* BEGIN Collected material *

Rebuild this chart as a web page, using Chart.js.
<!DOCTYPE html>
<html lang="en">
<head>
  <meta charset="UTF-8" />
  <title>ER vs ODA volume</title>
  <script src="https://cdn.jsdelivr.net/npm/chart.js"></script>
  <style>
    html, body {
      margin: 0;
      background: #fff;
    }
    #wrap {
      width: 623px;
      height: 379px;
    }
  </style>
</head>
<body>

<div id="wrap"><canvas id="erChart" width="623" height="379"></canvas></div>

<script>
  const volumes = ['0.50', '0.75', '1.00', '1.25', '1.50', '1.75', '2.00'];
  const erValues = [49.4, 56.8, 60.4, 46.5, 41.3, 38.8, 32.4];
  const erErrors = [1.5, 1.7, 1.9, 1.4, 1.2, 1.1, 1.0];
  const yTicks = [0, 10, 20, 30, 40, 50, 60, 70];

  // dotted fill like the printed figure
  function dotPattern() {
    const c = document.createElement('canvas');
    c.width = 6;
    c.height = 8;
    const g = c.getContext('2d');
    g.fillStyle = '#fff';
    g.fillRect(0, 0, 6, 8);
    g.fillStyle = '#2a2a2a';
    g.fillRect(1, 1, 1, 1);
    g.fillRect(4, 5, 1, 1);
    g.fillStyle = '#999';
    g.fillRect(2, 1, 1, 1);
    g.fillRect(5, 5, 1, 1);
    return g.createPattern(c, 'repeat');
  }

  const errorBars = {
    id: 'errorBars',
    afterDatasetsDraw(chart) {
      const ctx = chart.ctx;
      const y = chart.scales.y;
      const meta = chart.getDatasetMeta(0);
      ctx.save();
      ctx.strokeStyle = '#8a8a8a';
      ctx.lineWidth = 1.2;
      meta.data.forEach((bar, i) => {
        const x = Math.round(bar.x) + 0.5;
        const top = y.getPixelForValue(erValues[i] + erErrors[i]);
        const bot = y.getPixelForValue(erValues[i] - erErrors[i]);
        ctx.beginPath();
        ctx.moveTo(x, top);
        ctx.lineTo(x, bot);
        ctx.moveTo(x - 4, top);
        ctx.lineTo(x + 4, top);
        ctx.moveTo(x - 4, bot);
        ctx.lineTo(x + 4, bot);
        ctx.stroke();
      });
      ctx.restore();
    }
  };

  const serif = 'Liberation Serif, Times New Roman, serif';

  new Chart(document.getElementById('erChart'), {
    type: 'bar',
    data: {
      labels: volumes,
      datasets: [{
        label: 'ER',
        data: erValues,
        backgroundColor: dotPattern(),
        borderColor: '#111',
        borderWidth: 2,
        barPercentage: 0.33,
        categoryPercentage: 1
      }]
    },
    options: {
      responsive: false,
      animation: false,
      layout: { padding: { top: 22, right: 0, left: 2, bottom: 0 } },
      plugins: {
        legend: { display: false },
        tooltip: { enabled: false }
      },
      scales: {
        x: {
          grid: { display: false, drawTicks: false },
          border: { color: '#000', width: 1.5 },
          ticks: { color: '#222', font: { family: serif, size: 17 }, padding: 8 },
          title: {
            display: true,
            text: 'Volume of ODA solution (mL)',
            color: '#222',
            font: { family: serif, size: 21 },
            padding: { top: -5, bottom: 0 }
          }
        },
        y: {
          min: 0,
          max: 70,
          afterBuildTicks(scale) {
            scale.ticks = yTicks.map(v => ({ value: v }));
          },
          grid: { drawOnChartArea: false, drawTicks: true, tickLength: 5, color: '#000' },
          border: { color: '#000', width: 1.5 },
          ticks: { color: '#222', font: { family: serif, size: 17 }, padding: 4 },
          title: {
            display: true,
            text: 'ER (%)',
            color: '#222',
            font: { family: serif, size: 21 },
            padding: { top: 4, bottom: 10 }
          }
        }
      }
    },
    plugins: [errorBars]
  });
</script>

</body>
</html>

* END Collected material *

:: Task brief ::
Give back all the data exactly as written.

:: Expected answer ::
Rebuild this chart as a web page, using Chart.js.
<!DOCTYPE html>
<html lang="en">
<head>
  <meta charset="UTF-8" />
  <title>ER vs ODA volume</title>
  <script src="https://cdn.jsdelivr.net/npm/chart.js"></script>
  <style>
    html, body {
      margin: 0;
      background: #fff;
    }
    #wrap {
      width: 623px;
      height: 379px;
    }
  </style>
</head>
<body>

<div id="wrap"><canvas id="erChart" width="623" height="379"></canvas></div>

<script>
  const volumes = ['0.50', '0.75', '1.00', '1.25', '1.50', '1.75', '2.00'];
  const erValues = [49.4, 56.8, 60.4, 46.5, 41.3, 38.8, 32.4];
  const erErrors = [1.5, 1.7, 1.9, 1.4, 1.2, 1.1, 1.0];
  const yTicks = [0, 10, 20, 30, 40, 50, 60, 70];

  // dotted fill like the printed figure
  function dotPattern() {
    const c = document.createElement('canvas');
    c.width = 6;
    c.height = 8;
    const g = c.getContext('2d');
    g.fillStyle = '#fff';
    g.fillRect(0, 0, 6, 8);
    g.fillStyle = '#2a2a2a';
    g.fillRect(1, 1, 1, 1);
    g.fillRect(4, 5, 1, 1);
    g.fillStyle = '#999';
    g.fillRect(2, 1, 1, 1);
    g.fillRect(5, 5, 1, 1);
    return g.createPattern(c, 'repeat');
  }

  const errorBars = {
    id: 'errorBars',
    afterDatasetsDraw(chart) {
      const ctx = chart.ctx;
      const y = chart.scales.y;
      const meta = chart.getDatasetMeta(0);
      ctx.save();
      ctx.strokeStyle = '#8a8a8a';
      ctx.lineWidth = 1.2;
      meta.data.forEach((bar, i) => {
        const x = Math.round(bar.x) + 0.5;
        const top = y.getPixelForValue(erValues[i] + erErrors[i]);
        const bot = y.getPixelForValue(erValues[i] - erErrors[i]);
        ctx.beginPath();
        ctx.moveTo(x, top);
        ctx.lineTo(x, bot);
        ctx.moveTo(x - 4, top);
        ctx.lineTo(x + 4, top);
        ctx.moveTo(x - 4, bot);
        ctx.lineTo(x + 4, bot);
        ctx.stroke();
      });
      ctx.restore();
    }
  };

  const serif = 'Liberation Serif, Times New Roman, serif';

  new Chart(document.getElementById('erChart'), {
    type: 'bar',
    data: {
      labels: volumes,
      datasets: [{
        label: 'ER',
        data: erValues,
        backgroundColor: dotPattern(),
        borderColor: '#111',
        borderWidth: 2,
        barPercentage: 0.33,
        categoryPercentage: 1
      }]
    },
    options: {
      responsive: false,
      animation: false,
      layout: { padding: { top: 22, right: 0, left: 2, bottom: 0 } },
      plugins: {
        legend: { display: false },
        tooltip: { enabled: false }
      },
      scales: {
        x: {
          grid: { display: false, drawTicks: false },
          border: { color: '#000', width: 1.5 },
          ticks: { color: '#222', font: { family: serif, size: 17 }, padding: 8 },
          title: {
            display: true,
            text: 'Volume of ODA solution (mL)',
            color: '#222',
            font: { family: serif, size: 21 },
            padding: { top: -5, bottom: 0 }
          }
        },
        y: {
          min: 0,
          max: 70,
          afterBuildTicks(scale) {
            scale.ticks = yTicks.map(v => ({ value: v }));
          },
          grid: { drawOnChartArea: false, drawTicks: true, tickLength: 5, color: '#000' },
          border: { color: '#000', width: 1.5 },
          ticks: { color: '#222', font: { family: serif, size: 17 }, padding: 4 },
          title: {
            display: true,
            text: 'ER (%)',
            color: '#222',
            font: { family: serif, size: 21 },
            padding: { top: 4, bottom: 10 }
          }
        }
      }
    },
    plugins: [errorBars]
  });
</script>

</body>
</html>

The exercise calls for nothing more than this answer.